Punishment or Rehabilitation?
So yesterday Troy Davis was executed for a crime he may not have committed and it’s got me thinking again about the justice system.
Is it there for punishment or rehabilitation?
There seems to be 2 camps here, one who claims that society would break down if we’re not tough on criminals and give harsh punishments and one that says that we need to rehabilitate criminals and improve society that way.
It seems to me to be quite clear that the death penalty is abhorrent, morally wrong and simply lowers the judicial system to the same level as the criminals who commit serious crimes. How can we suggest with a straight face that the way to deter people from harming others is to threaten to harm them? It’s also quite clear to me that the death penalty doesn’t work as a deterrent any more than extended prison sentences do. What we really need is to provide people who find themselves in prison with the best chance of turning their lives around when they get out. We need to ensure that they are educated and have a chance at employment. We need to ensure that they have viable alternatives to a life of crime.

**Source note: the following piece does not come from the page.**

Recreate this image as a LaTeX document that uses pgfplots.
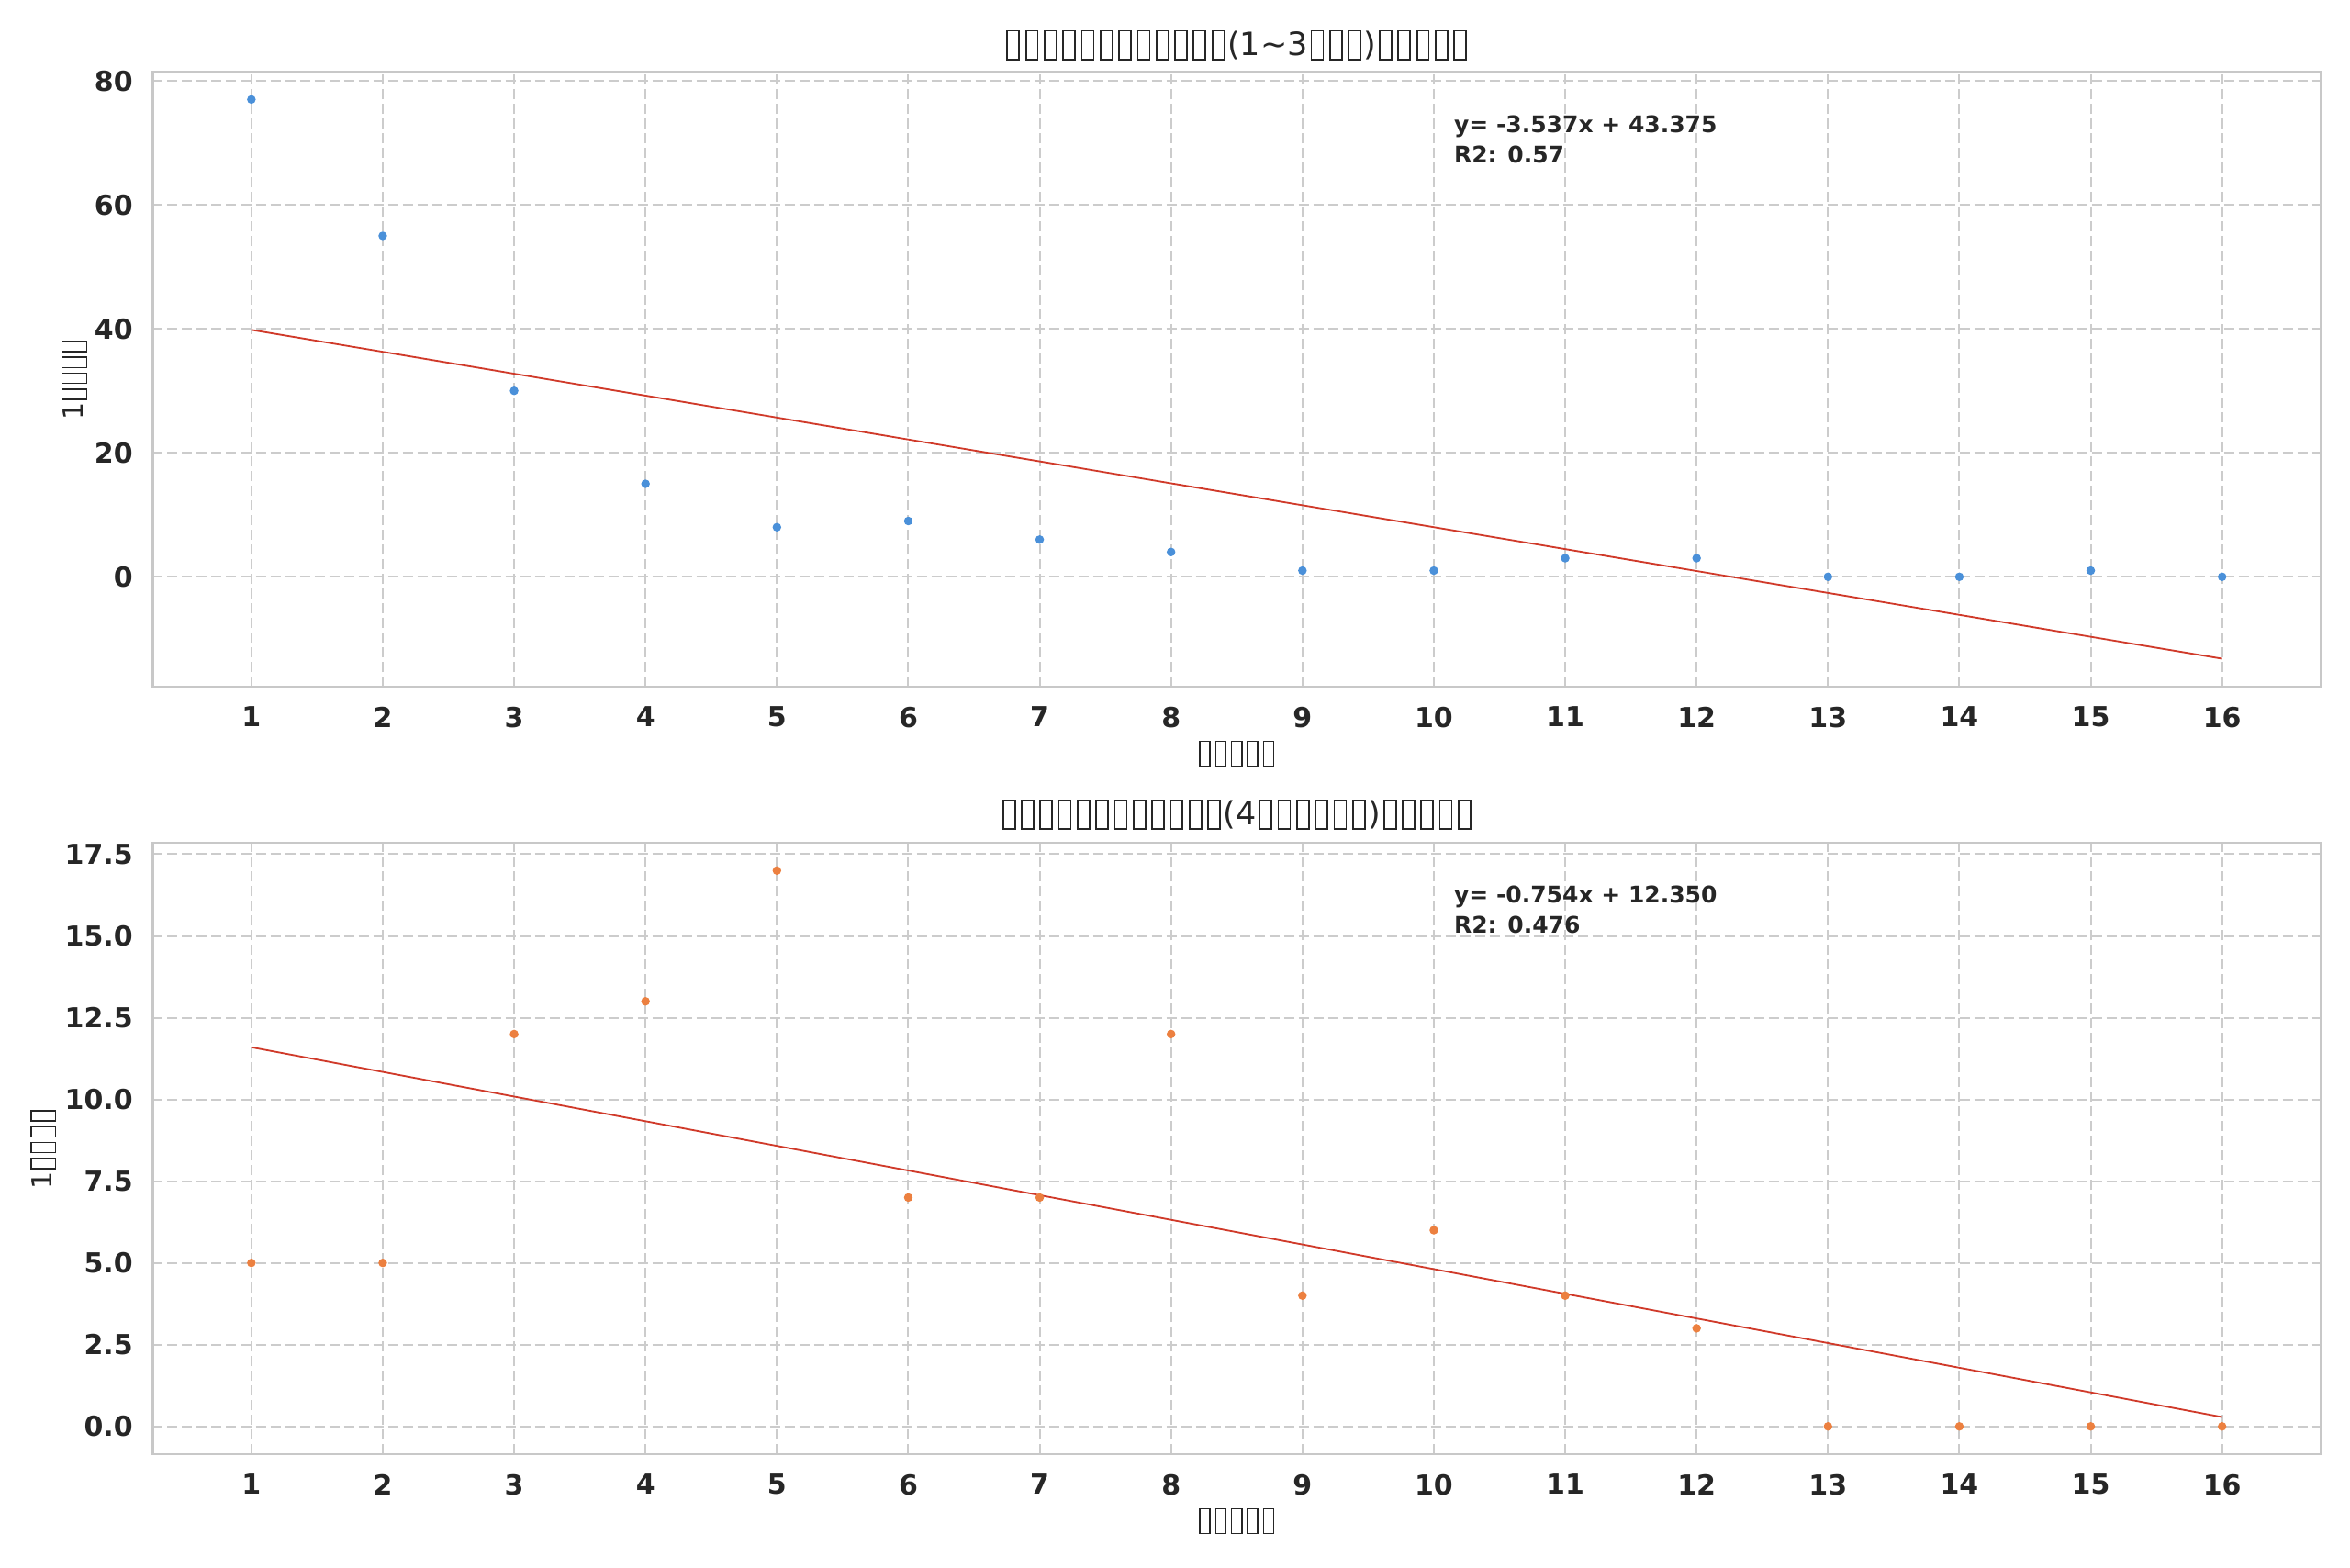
\documentclass[border=0pt]{standalone}
\usepackage{pgfplots}
\pgfplotsset{compat=1.18}
\usepackage{fontspec}
\setmainfont{DejaVu Sans}
\definecolor{txt}{HTML}{262626}
\definecolor{gridc}{HTML}{CCCCCC}
\definecolor{frame}{HTML}{C8C8C8}
\definecolor{ptblue}{HTML}{4A90D9}
\definecolor{ptorange}{HTML}{EC8040}
\definecolor{fitred}{HTML}{D03A2A}
\newcommand\tofu{\kern0.08em{\setlength\fboxsep{0pt}\setlength\fboxrule{0.05em}\fbox{\vrule width 0pt height 0.73em depth 0.11em\hspace{0.32em}}}\kern0.08em}
\newcommand\tofus[1]{\foreach \i in {1,...,#1}{\tofu}}
\pgfplotsset{
  every axis title shift=0pt,
  myax/.style={
    scale only axis, width=708.45pt,
    xmin=0.25, xmax=16.75,
    xtick={1,...,16},
    axis line style={frame, line width=0.8pt},
    grid=both, major grid style={gridc, dashed, dash pattern=on 3.3pt off 1.5pt, line width=0.6pt},
    tick style={draw=none},
    ticklabel style={font=\bfseries\fontsize{9}{10}\selectfont, text=txt},
    /pgf/number format/assume math mode=true,
    xticklabel style={yshift=-3pt},
    yticklabel style={xshift=-3pt},
    title style={font=\fontsize{10.5}{12}\selectfont, text=txt, at={(0.5,1)}, anchor=base},
    label style={font=\fontsize{9}{10}\selectfont, text=txt},
    xlabel style={at={(axis description cs:0.5,0)}, anchor=center, yshift=-21.9pt},
    xlabel={\tofus{5}},
  }
}
\begin{document}
\begin{tikzpicture}
\path[use as bounding box] (-49.95pt,-287.7pt) rectangle (718.05pt,224.4pt);
\begin{axis}[myax, at={(0,0)}, anchor=south west, height=201pt,
  ymin=-17.73, ymax=81.5, ytick={0,20,40,60,80},
  title style={yshift=5.4pt},
  title={\tofus{12}(1\char"223C 3\tofus{3})\tofus{5}},
  ylabel style={at={(axis description cs:-0.0362,0.5)}, anchor=center},
  ylabel={1\tofus{4}}]
\addplot[only marks, mark=*, mark size=1.2pt, color=ptblue] coordinates {
(1,77)(2,55)(3,30)(4,15)(5,8)(6,9)(7,6)(8,4)(9,1)(10,1)(11,3)(12,3)(13,0)(14,0)(15,1)(16,0)};
\addplot[fitred, line width=0.55pt] coordinates {(1,39.838)(16,-13.217)};
\node[anchor=north west, inner sep=0pt, align=left, text=txt, font=\bfseries\fontsize{7.5}{9.9}\selectfont] at (rel axis cs:0.6,0.93) {y= -3.537x + 43.375\\R2: 0.57};
\end{axis}
\begin{axis}[myax, at={(0,-250.8pt)}, anchor=south west, height=199.8pt,
  ymin=-0.85, ymax=17.85, ytick={0,2.5,5,7.5,10,12.5,15,17.5},
  yticklabel style={/pgf/number format/.cd, fixed, fixed zerofill, precision=1},
  title style={yshift=6pt},
  title={\tofus{12}(4\tofus{6})\tofus{5}},
  ylabel style={at={(axis description cs:-0.0505,0.5)}, anchor=center},
  ylabel={1\tofus{4}}]
\addplot[only marks, mark=*, mark size=1.2pt, color=ptorange] coordinates {
(1,5)(2,5)(3,12)(4,13)(5,17)(6,7)(7,7)(8,12)(9,4)(10,6)(11,4)(12,3)(13,0)(14,0)(15,0)(16,0)};
\addplot[fitred, line width=0.55pt] coordinates {(1,11.596)(16,0.286)};
\node[anchor=north west, inner sep=0pt, align=left, text=txt, font=\bfseries\fontsize{7.5}{9.9}\selectfont] at (rel axis cs:0.6,0.93) {y= -0.754x + 12.350\\R2: 0.476};
\end{axis}
\end{tikzpicture}
\end{document}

I’ve heard people complain why should they get free education and special treatment when others have to pay? I think we need to look at the circumstances that lead to people committing crimes in the first place. If you’re born into a deprived area where the norm is to take drugs, drink in excess and use violence as a communication tool then chances are you don’t consider the alternatives. The person born into a middle class family and one born into a deprived area don’t start with equal life chances.
We need to find ways to break the cycle of crime, of violence and of inequality.
We must in this day and age, with all the experience of the past, be able to find solutions that allow us to balance punishment, deterrence and rehabilitation. Then we’ll have a better, safer society.
Until we can achieve that surely we can at least act like humans and rid the world of the death penalty.